> What you are asked to do
Reproduce the listing below without changes, except that pictures are left out.

> Given information
————

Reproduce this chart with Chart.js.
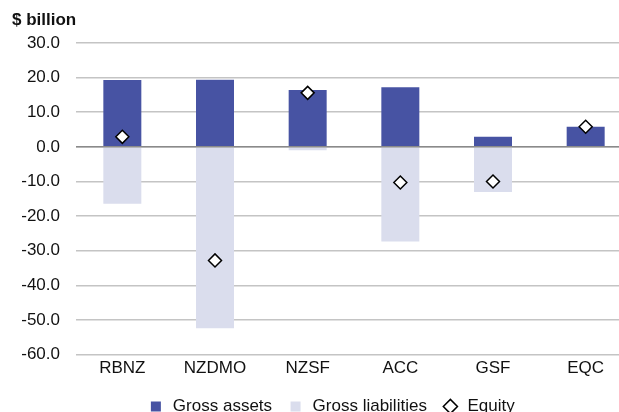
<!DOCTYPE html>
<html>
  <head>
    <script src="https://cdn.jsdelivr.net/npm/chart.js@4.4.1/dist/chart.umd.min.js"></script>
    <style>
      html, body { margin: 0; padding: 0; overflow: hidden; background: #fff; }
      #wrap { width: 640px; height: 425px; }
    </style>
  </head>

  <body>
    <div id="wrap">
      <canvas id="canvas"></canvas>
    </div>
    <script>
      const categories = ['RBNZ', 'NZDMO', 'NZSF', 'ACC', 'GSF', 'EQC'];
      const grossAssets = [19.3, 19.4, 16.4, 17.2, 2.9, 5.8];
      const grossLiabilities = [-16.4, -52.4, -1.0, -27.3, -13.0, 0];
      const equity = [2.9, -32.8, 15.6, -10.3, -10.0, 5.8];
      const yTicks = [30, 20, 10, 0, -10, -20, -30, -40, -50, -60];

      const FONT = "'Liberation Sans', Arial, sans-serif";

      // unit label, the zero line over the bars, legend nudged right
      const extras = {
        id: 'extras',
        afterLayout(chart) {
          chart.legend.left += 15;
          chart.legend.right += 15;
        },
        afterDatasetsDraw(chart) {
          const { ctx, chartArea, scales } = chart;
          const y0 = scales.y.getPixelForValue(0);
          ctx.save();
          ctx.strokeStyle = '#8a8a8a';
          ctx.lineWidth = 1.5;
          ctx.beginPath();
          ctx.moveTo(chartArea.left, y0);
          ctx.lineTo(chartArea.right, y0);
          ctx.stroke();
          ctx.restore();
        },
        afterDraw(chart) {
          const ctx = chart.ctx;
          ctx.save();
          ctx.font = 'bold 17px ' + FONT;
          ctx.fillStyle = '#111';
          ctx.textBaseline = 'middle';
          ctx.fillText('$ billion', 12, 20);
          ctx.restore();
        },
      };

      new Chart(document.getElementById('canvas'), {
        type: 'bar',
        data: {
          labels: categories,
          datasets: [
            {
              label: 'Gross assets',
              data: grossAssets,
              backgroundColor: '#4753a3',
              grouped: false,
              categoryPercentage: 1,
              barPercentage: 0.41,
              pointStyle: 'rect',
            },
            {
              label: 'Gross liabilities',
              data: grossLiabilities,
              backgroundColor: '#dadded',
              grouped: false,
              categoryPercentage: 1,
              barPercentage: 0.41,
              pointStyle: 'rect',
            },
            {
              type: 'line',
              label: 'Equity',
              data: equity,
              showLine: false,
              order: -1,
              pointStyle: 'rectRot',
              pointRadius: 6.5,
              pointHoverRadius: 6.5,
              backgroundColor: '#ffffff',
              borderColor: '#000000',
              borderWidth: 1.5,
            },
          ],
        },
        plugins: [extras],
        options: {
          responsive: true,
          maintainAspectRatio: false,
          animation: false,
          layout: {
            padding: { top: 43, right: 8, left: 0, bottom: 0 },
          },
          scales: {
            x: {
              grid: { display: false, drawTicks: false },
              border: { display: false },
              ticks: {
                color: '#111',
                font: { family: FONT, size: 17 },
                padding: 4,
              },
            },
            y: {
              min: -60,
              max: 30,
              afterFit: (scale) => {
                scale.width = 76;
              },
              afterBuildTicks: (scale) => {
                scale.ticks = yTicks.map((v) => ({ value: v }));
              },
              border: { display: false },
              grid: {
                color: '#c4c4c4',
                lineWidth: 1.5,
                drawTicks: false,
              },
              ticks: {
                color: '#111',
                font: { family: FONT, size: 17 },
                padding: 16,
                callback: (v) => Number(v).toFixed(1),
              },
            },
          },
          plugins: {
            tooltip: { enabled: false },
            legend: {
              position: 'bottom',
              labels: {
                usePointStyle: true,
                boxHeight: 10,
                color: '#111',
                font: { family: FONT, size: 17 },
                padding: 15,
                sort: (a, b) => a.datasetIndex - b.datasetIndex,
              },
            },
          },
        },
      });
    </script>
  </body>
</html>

————

> Solved exercise
Reproduce this chart with Chart.js.
<!DOCTYPE html>
<html>
  <head>
    <script src="https://cdn.jsdelivr.net/npm/chart.js@4.4.1/dist/chart.umd.min.js"></script>
    <style>
      html, body { margin: 0; padding: 0; overflow: hidden; background: #fff; }
      #wrap { width: 640px; height: 425px; }
    </style>
  </head>

  <body>
    <div id="wrap">
      <canvas id="canvas"></canvas>
    </div>
    <script>
      const categories = ['RBNZ', 'NZDMO', 'NZSF', 'ACC', 'GSF', 'EQC'];
      const grossAssets = [19.3, 19.4, 16.4, 17.2, 2.9, 5.8];
      const grossLiabilities = [-16.4, -52.4, -1.0, -27.3, -13.0, 0];
      const equity = [2.9, -32.8, 15.6, -10.3, -10.0, 5.8];
      const yTicks = [30, 20, 10, 0, -10, -20, -30, -40, -50, -60];

      const FONT = "'Liberation Sans', Arial, sans-serif";

      // unit label, the zero line over the bars, legend nudged right
      const extras = {
        id: 'extras',
        afterLayout(chart) {
          chart.legend.left += 15;
          chart.legend.right += 15;
        },
        afterDatasetsDraw(chart) {
          const { ctx, chartArea, scales } = chart;
          const y0 = scales.y.getPixelForValue(0);
          ctx.save();
          ctx.strokeStyle = '#8a8a8a';
          ctx.lineWidth = 1.5;
          ctx.beginPath();
          ctx.moveTo(chartArea.left, y0);
          ctx.lineTo(chartArea.right, y0);
          ctx.stroke();
          ctx.restore();
        },
        afterDraw(chart) {
          const ctx = chart.ctx;
          ctx.save();
          ctx.font = 'bold 17px ' + FONT;
          ctx.fillStyle = '#111';
          ctx.textBaseline = 'middle';
          ctx.fillText('$ billion', 12, 20);
          ctx.restore();
        },
      };

      new Chart(document.getElementById('canvas'), {
        type: 'bar',
        data: {
          labels: categories,
          datasets: [
            {
              label: 'Gross assets',
              data: grossAssets,
              backgroundColor: '#4753a3',
              grouped: false,
              categoryPercentage: 1,
              barPercentage: 0.41,
              pointStyle: 'rect',
            },
            {
              label: 'Gross liabilities',
              data: grossLiabilities,
              backgroundColor: '#dadded',
              grouped: false,
              categoryPercentage: 1,
              barPercentage: 0.41,
              pointStyle: 'rect',
            },
            {
              type: 'line',
              label: 'Equity',
              data: equity,
              showLine: false,
              order: -1,
              pointStyle: 'rectRot',
              pointRadius: 6.5,
              pointHoverRadius: 6.5,
              backgroundColor: '#ffffff',
              borderColor: '#000000',
              borderWidth: 1.5,
            },
          ],
        },
        plugins: [extras],
        options: {
          responsive: true,
          maintainAspectRatio: false,
          animation: false,
          layout: {
            padding: { top: 43, right: 8, left: 0, bottom: 0 },
          },
          scales: {
            x: {
              grid: { display: false, drawTicks: false },
              border: { display: false },
              ticks: {
                color: '#111',
                font: { family: FONT, size: 17 },
                padding: 4,
              },
            },
            y: {
              min: -60,
              max: 30,
              afterFit: (scale) => {
                scale.width = 76;
              },
              afterBuildTicks: (scale) => {
                scale.ticks = yTicks.map((v) => ({ value: v }));
              },
              border: { display: false },
              grid: {
                color: '#c4c4c4',
                lineWidth: 1.5,
                drawTicks: false,
              },
              ticks: {
                color: '#111',
                font: { family: FONT, size: 17 },
                padding: 16,
                callback: (v) => Number(v).toFixed(1),
              },
            },
          },
          plugins: {
            tooltip: { enabled: false },
            legend: {
              position: 'bottom',
              labels: {
                usePointStyle: true,
                boxHeight: 10,
                color: '#111',
                font: { family: FONT, size: 17 },
                padding: 15,
                sort: (a, b) => a.datasetIndex - b.datasetIndex,
              },
            },
          },
        },
      });
    </script>
  </body>
</html>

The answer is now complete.